Alavanca - Nós também criticamos a "estratégia de frente popular" que se tornou obsoleta depois da Segunda Guerra Mundial. A Frente Popular, apesar de já conter muito erros e aplicações erradas na época em que foi feita como linha política táctica internacional para todos os partidos da Internacional Comunista, não foi feita apenas como meio de derrubar ou evitar regimes fascistas mas acima de tudo foi feita para defender a União Soviética de uma guerra que a tentou invadir e subjugar (uma guerra lançada pelos regimes fascistas da Alemanha e da Itália).

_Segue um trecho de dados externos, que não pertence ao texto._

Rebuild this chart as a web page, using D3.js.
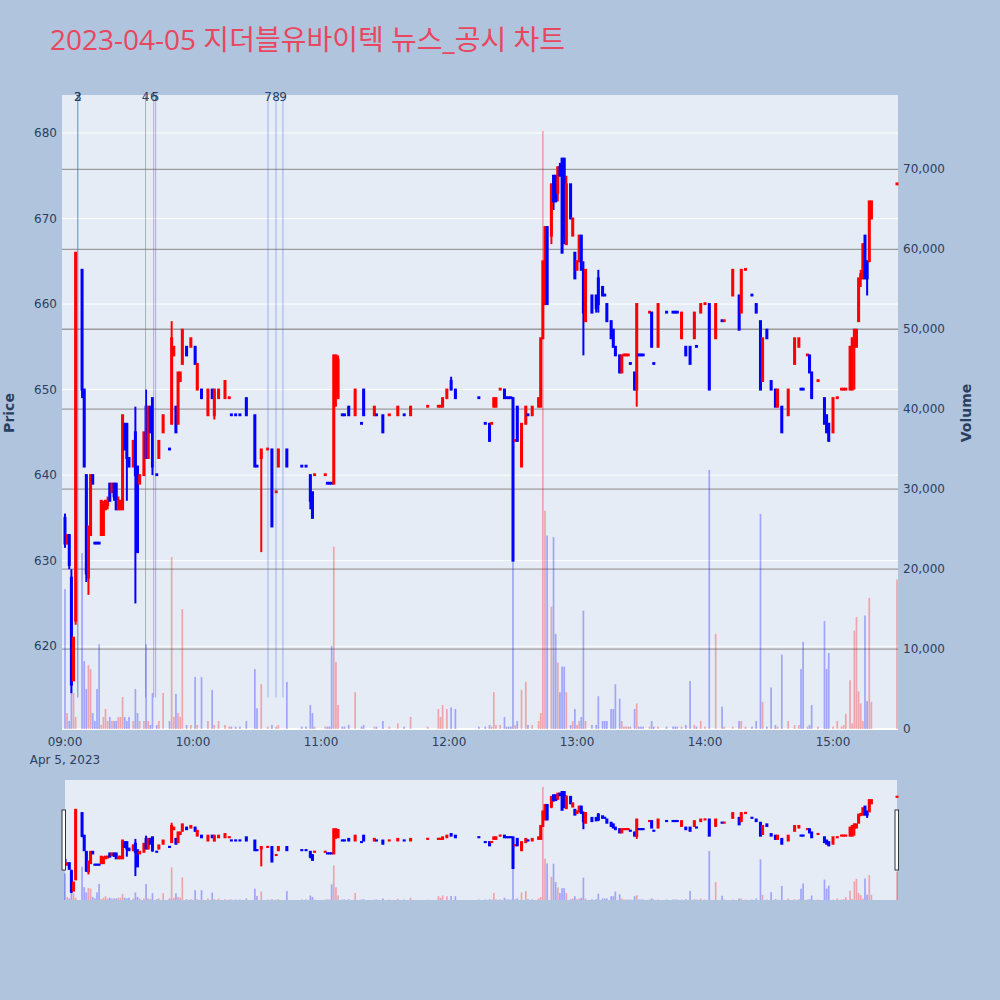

A partir do fim da Segunda Guerra Mundial a Frente Popular degenerou de táctica com alguns problemas para estratégia revisionista - principalmente utilizada pela corrente "euro-comunista" mas que influenciou todo o movimento comunista internacional. 

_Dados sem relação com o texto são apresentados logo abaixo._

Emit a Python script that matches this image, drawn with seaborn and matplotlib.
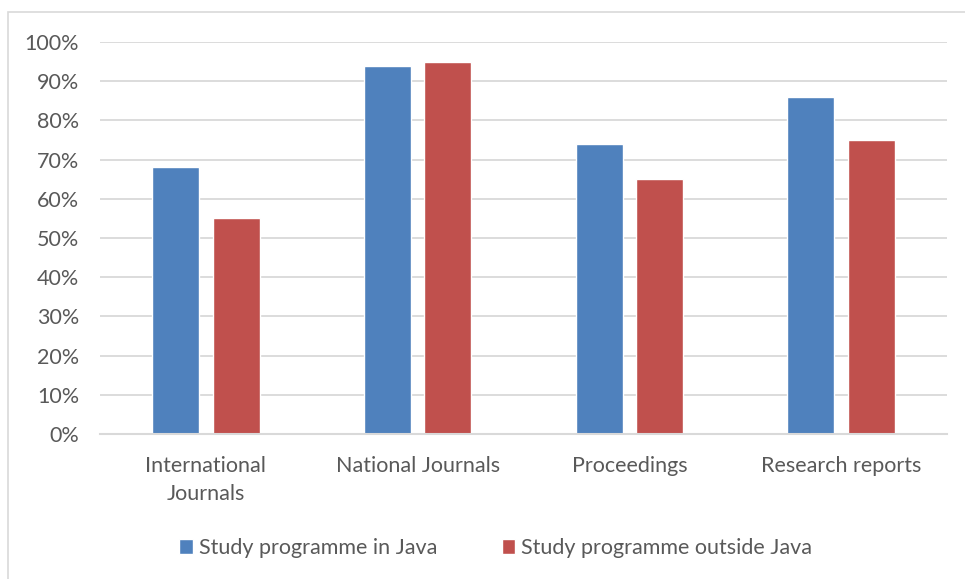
import pandas as pd
import matplotlib.pyplot as plt
import seaborn as sns
from matplotlib.patches import Rectangle
from matplotlib.ticker import PercentFormatter

# values
categories = ["International\nJournals", "National Journals", "Proceedings", "Research reports"]
series = ["Study programme in Java", "Study programme outside Java"]
java = [0.68, 0.94, 0.74, 0.86]
outside_java = [0.55, 0.95, 0.65, 0.75]

data = pd.DataFrame({
    "category": categories * 2,
    "group": [series[0]] * 4 + [series[1]] * 4,
    "value": java + outside_java,
})

sns.set_style("white")
plt.rcParams['font.family'] = ['Lato', 'DejaVu Sans']

fig = plt.figure(figsize=(9.65, 5.79), dpi=100)
ax = fig.add_axes([100 / 965, 1 - 434 / 579, 847 / 965, 392 / 579])

sns.barplot(data=data, x="category", y="value", hue="group",
            palette=["#4F81BD", "#C0504D"], saturation=1, width=0.57, gap=0.22,
            ax=ax, legend=True)

ax.set_ylim(0, 1)
ax.set_xlim(-0.5, 3.5)
ax.set_yticks([i / 10 for i in range(11)])
ax.yaxis.set_major_formatter(PercentFormatter(1.0, decimals=0))
ax.grid(axis="y", color="#D9D9D9", linewidth=1.3)
ax.set_axisbelow(True)
for s in ["top", "right", "left"]:
    ax.spines[s].set_visible(False)
ax.spines["bottom"].set_color("#D9D9D9")
ax.spines["bottom"].set_linewidth(1.5)
ax.tick_params(axis="both", length=0, labelsize=15.5, colors="#595959")
ax.tick_params(axis="x", pad=16)
ax.tick_params(axis="y", pad=15)
for t in ax.get_xticklabels():
    t.set_linespacing(1.5)
ax.set_xlabel("")
ax.set_ylabel("")

handles, labels = ax.get_legend_handles_labels()
ax.get_legend().remove()
fig.legend(handles, labels, loc="center", bbox_to_anchor=(0.5135, 1 - 548 / 579),
           ncol=2, frameon=False, fontsize=15.5, handlelength=0.65, handleheight=0.65,
           handletextpad=0.25, columnspacing=3.0, labelcolor="#595959")

# outer chart border
fig.patches.append(Rectangle((8 / 965, -0.05), 1.0, 1 - 12 / 579 + 0.05,
                             transform=fig.transFigure, fill=False,
                             edgecolor="#D9D9D9", linewidth=1.2))

fig.savefig("out.png", dpi=100)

Ainda que seja correcta a crítica de aplicações e erros da linha da Frente Popular até 1945 e ainda mais a sua rejeição como ferramenta revisionista após 1945, isso não significa que a crítica de Trotsky e do trotskismo e a crítica de Francisco Martins Rodriques (no seu livro "Anti-Dimitrov") e a dos seus seguidores à mesma Frente Popular esteja correcta. Nós, Alavanca, subscrevemos actualmente principalmente as críticas à linha da Frente Popular do KKE, PCM e PCTE e vemos também de forma positiva as críticas da KO. Existem várias críticas pela esquerda à Frente Popular e podemos até dizer que existe uma certa generalidade mais ou menos comum a todas elas em afirmações como "os partidos comunistas colocaram-se a reboque da social-democracia e de outras forças burguesas". Mas ver apenas este aspecto da crítica às Frentes Populares, que é quase consensual numa crítica pela esquerda, é não ver coisa nenhuma. Para além de aspectos evidentes desta política de alianças as críticas pela esquerda enveredaram ou pela defesa da experiência de construção do socialismo na URSS e pela defesa do partido comunista como partido de vanguarda ou pela rejeição de todas as experiências de construção do socialismo no século XX e pela rejeição do partido leninista. Não podemos desligar as críticas à Frente Popular do conteúdo mais amplo da linha política das forças políticas que o fazem, porque num sentido revolucionário ou oportunista as Frentes Populares foram criticadas de várias maneiras, e dependendo desse ponto de vista esta crítica foi usada ou para construir ou para liquidar o movimento comunista internacional revolucionário que nós defendemos. É verdade que essencialmente a política das forças revolucionárias durante o PREC é uma variante das Frentes Populares, nomeadamente o programa da Revolução Democrática e Nacional do PCP e o programa da Revolução Democrática Popular do PCP(R) e UDP. As implicações da estratégia das forças revolucionárias durante o PREC terem sido de tipo Frente Popular foram basicamente: a política de alianças classificou a social-democracia e outras forças burguesas como aliadas dentro do "campo democrático" (apesar destas forças estarem em contradição total com partes essenciais do programa das forças revolucionárias) e a insistência em imaginar uma etapa inexistente entre sociedade-Estado capitalista e sociedade-Estado socialista.